Waffenexporte, AKW-Subventionen, tierquälerische Geflügelzucht – wieso so etwas erlaubt ist, kann relativ leicht beantwortet werden.
Gier, Geld, Macht. (……)
(Verschiedene Journalisten, 28.10.2013)

Christian Lindners Partei schrammt inzwischen an der 5%-Hürde.
Das sind angesichts der offensichtlichen Untauglichkeit all seiner Ansichten immer noch fünf Prozentpunkte zu viel.

Das DIW, welches dem Lindnerismus endgültig auf den Müllhaufen der Geschichte schmeißt, ist damit nicht allein; die anderen Wirtschaftsfreundlichen Professoren und Institute sehen es genauso.

[….] Sebastian Dullien, Direktor des Instituts für Makroökonomie und Konjunkturforschung (IMK), sprach sich für eine gezielte Ausweitung der Staatsausgaben aus: «Jetzt muss die Nachfrage gestützt werden. Auch Investitionen in Wasserstoffnetze könnte man anschließen. Und der Investitionsstau im Straßenbau und bei den Schulen ist groß.» [….]

Der industriefreundliche Subventionskapitalismus à la Lindner und Merz ist am Ende.
Die Alternative dazu lautet natürlich nicht Protektionismus, Isolationismus oder gar Planwirtschaft.
Nein, Unternehmertum und Gewinne muss es weiterhin geben, aber es braucht einen starken sozialdemokratisch geführten Staat, der Exzesse wie Steuerfreiheit für internationale Tech-Konzerne abstellt, der eine Tobinsteuer einführt, streng auf Arbeitnehmerrechte, Teilhabe und Umweltschutz achtet.

So wie Deutschland jetzt aufgestellt ist, wird es nicht mehr lange gut gehen.

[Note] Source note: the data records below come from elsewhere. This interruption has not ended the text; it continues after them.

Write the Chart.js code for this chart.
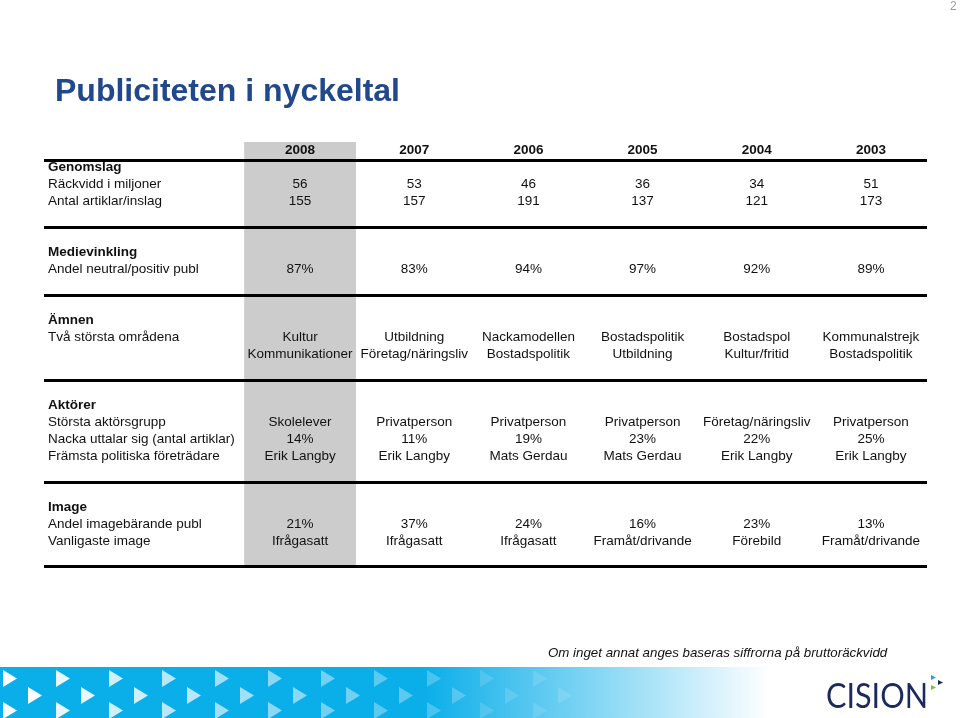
<!DOCTYPE html>
<html>
<head>
<meta charset="utf-8">
<script src="https://cdn.jsdelivr.net/npm/chart.js@4/dist/chart.umd.min.js"></script>
<style>
  html, body { margin: 0; padding: 0; background: #fff; }
  canvas { display: block; }
</style>
</head>
<body>
<canvas id="tabell" width="960" height="718"></canvas>
<script>
// Kolumner (år) och värden per rad
const years = ['2008', '2007', '2006', '2005', '2004', '2003'];
const rackvidd = [56, 53, 46, 36, 34, 51];
const antalArtiklar = [155, 157, 191, 137, 121, 173];
const andelPositiv = [87, 83, 94, 97, 92, 89];
const amnenForsta = ['Kultur', 'Utbildning', 'Nackamodellen', 'Bostadspolitik', 'Bostadspol', 'Kommunalstrejk'];
const amnenAndra = ['Kommunikationer', 'Företag/näringsliv', 'Bostadspolitik', 'Utbildning', 'Kultur/fritid', 'Bostadspolitik'];
const aktorsgrupp = ['Skolelever', 'Privatperson', 'Privatperson', 'Privatperson', 'Företag/näringsliv', 'Privatperson'];
const nackaUttalar = [14, 11, 19, 23, 22, 25];
const politiker = ['Erik Langby', 'Erik Langby', 'Mats Gerdau', 'Mats Gerdau', 'Erik Langby', 'Erik Langby'];
const andelImage = [21, 37, 24, 16, 23, 13];
const vanligImage = ['Ifrågasatt', 'Ifrågasatt', 'Ifrågasatt', 'Framåt/drivande', 'Förebild', 'Framåt/drivande'];

const pct = arr => arr.map(v => v + '%');

// Radnummer på y-skalan (0 = rubrikraden med årtal)
const rader = [
    { rad: 1, text: 'Genomslag', fet: true },
    { rad: 2, text: 'Räckvidd i miljoner', varden: rackvidd },
    { rad: 3, text: 'Antal artiklar/inslag', varden: antalArtiklar },
    { rad: 6, text: 'Medievinkling', fet: true },
    { rad: 7, text: 'Andel neutral/positiv publ', varden: pct(andelPositiv) },
    { rad: 10, text: 'Ämnen', fet: true },
    { rad: 11, text: 'Två största områdena', varden: amnenForsta },
    { rad: 12, text: '', varden: amnenAndra },
    { rad: 15, text: 'Aktörer', fet: true },
    { rad: 16, text: 'Största aktörsgrupp', varden: aktorsgrupp },
    { rad: 17, text: 'Nacka uttalar sig (antal artiklar)', varden: pct(nackaUttalar) },
    { rad: 18, text: 'Främsta politiska företrädare', varden: politiker },
    { rad: 21, text: 'Image', fet: true },
    { rad: 22, text: 'Andel imagebärande publ', varden: pct(andelImage) },
    { rad: 23, text: 'Vanligaste image', varden: vanligImage }
];
const avdelare = [0.6, 4.53, 8.55, 13.53, 19.53, 24.47];
const markeradKolumn = years.map((y, i) => i === 0 ? [-0.47, 24.47] : null);

const FONT = "'Liberation Sans', Arial, sans-serif";

// Bakgrund: titel, sidnummer, fotnot, banderoll och logga
const sidaPlugin = {
    id: 'sida',
    beforeDraw(chart) {
        const ctx = chart.ctx;
        ctx.save();
        // sidnummer
        ctx.fillStyle = '#9a9a9a';
        ctx.font = '12px ' + FONT;
        ctx.textBaseline = 'top';
        ctx.fillText('2', 950, 1);
        // titel
        ctx.fillStyle = '#20488a';
        ctx.font = 'bold 32px ' + FONT;
        ctx.textBaseline = 'alphabetic';
        ctx.fillText('Publiciteten i nyckeltal', 55, 101);
        // fotnot
        ctx.fillStyle = '#111';
        ctx.font = 'italic 13.3px ' + FONT;
        ctx.textBaseline = 'middle';
        ctx.fillText('Om inget annat anges baseras siffrorna på bruttoräckvidd', 548, 653);

        // banderoll
        const g = ctx.createLinearGradient(0, 0, 770, 0);
        g.addColorStop(0, '#0aaee9');
        g.addColorStop(0.55, '#0aaee9');
        g.addColorStop(1, 'rgba(255,255,255,1)');
        ctx.fillStyle = g;
        ctx.fillRect(0, 667, 770, 51);
        for (let x0 = 3; x0 < 540; x0 += 53) {
            const a = Math.max(0.12, 1 - x0 / 560);
            ctx.fillStyle = 'rgba(255,255,255,' + a + ')';
            [[x0, 670], [x0 + 25, 687], [x0, 702]].forEach(([tx, ty]) => {
                ctx.beginPath();
                ctx.moveTo(tx, ty);
                ctx.lineTo(tx + 14, ty + 8.5);
                ctx.lineTo(tx, ty + 17);
                ctx.closePath();
                ctx.fill();
            });
        }

        // logga
        ctx.fillStyle = '#1b2a5c';
        ctx.font = '35px Lato, ' + FONT;
        ctx.textBaseline = 'alphabetic';
        const w = ctx.measureText('CISION').width;
        ctx.save();
        ctx.translate(826, 708);
        ctx.scale(102 / w, 1);
        ctx.fillText('CISION', 0, 0);
        ctx.restore();
        const tri = (x, y, c) => {
            ctx.fillStyle = c;
            ctx.beginPath();
            ctx.moveTo(x, y);
            ctx.lineTo(x + 5, y + 2.5);
            ctx.lineTo(x, y + 5);
            ctx.closePath();
            ctx.fill();
        };
        tri(931, 675, '#2b9fd8');
        tri(938, 680, '#1b2a5c');
        tri(931, 685, '#7cbf3c');
        ctx.restore();
    }
};

// Tabellens text och linjer placeras via skalorna
const tabellPlugin = {
    id: 'tabell',
    afterDatasetsDraw(chart) {
        const ctx = chart.ctx;
        const xs = chart.scales.x;
        const ys = chart.scales.y;
        const left = 48;
        const right = 927;
        ctx.save();

        ctx.strokeStyle = '#000';
        ctx.lineWidth = 3;
        avdelare.forEach(r => {
            const y = Math.round(ys.getPixelForValue(r)) + 0.5;
            ctx.beginPath();
            ctx.moveTo(left - 4, y);
            ctx.lineTo(right, y);
            ctx.stroke();
        });

        ctx.fillStyle = '#111';
        ctx.textBaseline = 'middle';
        ctx.textAlign = 'center';
        ctx.font = 'bold 13.5px ' + FONT;
        years.forEach((yr, i) => ctx.fillText(yr, xs.getPixelForValue(i), ys.getPixelForValue(0)));

        rader.forEach(rad => {
            const y = ys.getPixelForValue(rad.rad);
            ctx.textAlign = 'left';
            ctx.font = (rad.fet ? 'bold ' : '') + '13.5px ' + FONT;
            if (rad.text) ctx.fillText(rad.text, left, y);
            if (rad.varden) {
                ctx.textAlign = 'center';
                ctx.font = '13.5px ' + FONT;
                rad.varden.forEach((v, i) => ctx.fillText(String(v), xs.getPixelForValue(i), y));
            }
        });
        ctx.restore();
    }
};

const ctx = document.getElementById('tabell').getContext('2d');
new Chart(ctx, {
    type: 'bar',
    data: {
        labels: years,
        datasets: [{
            data: markeradKolumn,
            backgroundColor: '#cccccc',
            borderWidth: 0,
            categoryPercentage: 1,
            barPercentage: 0.98
        }]
    },
    options: {
        responsive: false,
        animation: false,
        layout: { padding: { left: 243, right: 32, top: 141.5, bottom: 151.5 } },
        plugins: { legend: { display: false }, tooltip: { enabled: false } },
        scales: {
            x: { type: 'category', display: false, offset: true },
            y: { type: 'linear', display: false, min: -0.5, max: 24.5, reverse: true }
        }
    },
    plugins: [sidaPlugin, tabellPlugin]
});
</script>
</body>
</html>
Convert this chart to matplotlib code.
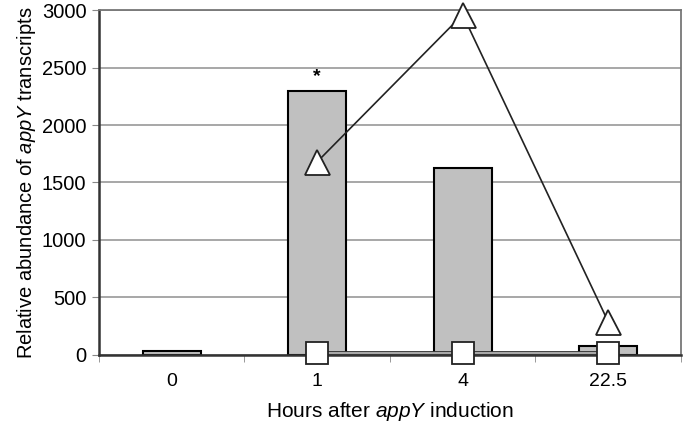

[….] Je länger die Covid-19-Pandemie anhält, desto höher die Zahl der Unternehmenspleiten, was wiederum den Berg fauler Unternehmenskredite in der EU-Finanzbranche anschwellen lässt und Banken wie jüngst die spanische Santander in Schieflage bringt. Davon abgesehen urteilen US-Think-Tanks, der weltweit zunehmende Protektionismus werde der extrem exportabhängigen Bundesrepublik eine dauerhafte konjunkturelle Erholung unmöglich machen.[14] In den ökonomisch kollabierenden Vereinigten Staaten etwa, die im zweiten Jahresquartal eine Kontraktion der Wirtschaftsleistung um rund zehn Prozent hinnehmen mussten - auf das Jahr hochgerechnet, wie es US-Standards entspricht, sind es sogar 32,9 Prozent -, sprechen sich im Wahlkampf beide Kandidaten für eine stärkere Abschottung des US-Binnenmarkts aus. Für die deutsche Exportindustrie, deren bedeutendster Absatzmarkt die USA zuletzt waren, ist das eine verhängnisvolle Perspektive. [….]

Deutschland braucht jetzt also dringend all das, wovon sich Lindners Fußnägel hochbiegen:
Strenge Corona-Maßnahmen, mehr Schulden, kräftige Investitions- und Konjunkturprogramme, Ausweitung der Sozialleistungen und ein deutlich angehobener Mindestlohn (ohne Ausnahmen durch Werksverträge), so daß die Binnenkonjunktur angekurbelt wird.